Wrapping your head around retirement isn’t too hard. With a little bit of discipline and organization, you can set up the 15-minute retirement plan of your dreams—without actually setting any money aside.
Of course, actually getting your finances, lifestyle and expectations in order for retirement takes more effort. Whether you’re beginning your retirement journey in your 20s or just getting around to planning in your 50s, you need to do these six crucial things now.
1. Make a Household Budget
Just do it. You instinctively know the most important rule of budgeting: Don’t spend more than you earn. Take stock of your recurring and one-off expenses, and build a sensible, reasonably frugal budget around that core concept.
2. Start Saving
Once you’ve got a firm budget in hand, you can start socking some of the surplus away. Nothing fancy—for starters, you can simply dump the money left over at the end of the month into an FDIC-insured savings account. It won’t grow much, at least not in the current low-interest environment, but it’ll be there when you need it.
3. Start Investing
The next, scarier step: Start investing. At this point, you’ll likely need to speak with, and probably hire, an investment adviser. Make sure you’re working with someone you trust and understand. It’s your money, after all—your best interests are all that matter.

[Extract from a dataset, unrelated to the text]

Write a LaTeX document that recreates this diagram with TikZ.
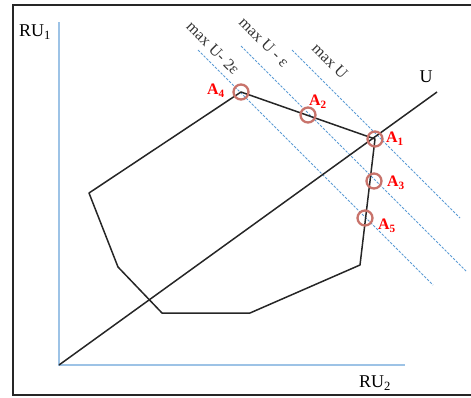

4. Visualize Your Retirement
What do you want your retirement to look like? How long do you expect it to last? Do you have any special needs that will raise its cost? What, if anything, do you want to leave to your children?
All these questions, and many more, will inform your retirement planning. Don’t be shy about talking any of them through with your adviser—that’s what they’re paid for, after all.
5. Improve Your Financial IQ
Knowledge is power, no matter the subject. The subject of retirement is more important than most, so it stands to reason that you should do everything possible to arm yourself with financial knowledge ahead of your retirement push. Learn the lingo, even if it seems overwhelming at first. You’ll get more comfortable as you go.
6. Avoid Unnecessary Debt
Some forms of debt, like first mortgages, are fine, even useful. Others, like credit card debt accrued from personal shopping habits, are questionable at best. Those forms of debt are the ones to avoid.
If you’re already in debt, you know firsthand that the road to debt-free living is long and winding. Attractive solutions, like debt consolidation, have significant drawbacks that may give you pause. The one thing you absolutely need as you attempt to extricate yourself from debt is discipline.
Retirement Is a Marathon, Not a Sprint
You might draw up your retirement plan in 15 minutes, but saving and investing for retirement is a years-long affair—a true marathon, not a sprint. If you haven’t gotten started yet, there’s still time, but you need to be prepared to stay in for the long haul.
What are you doing to prepare for retirement right now?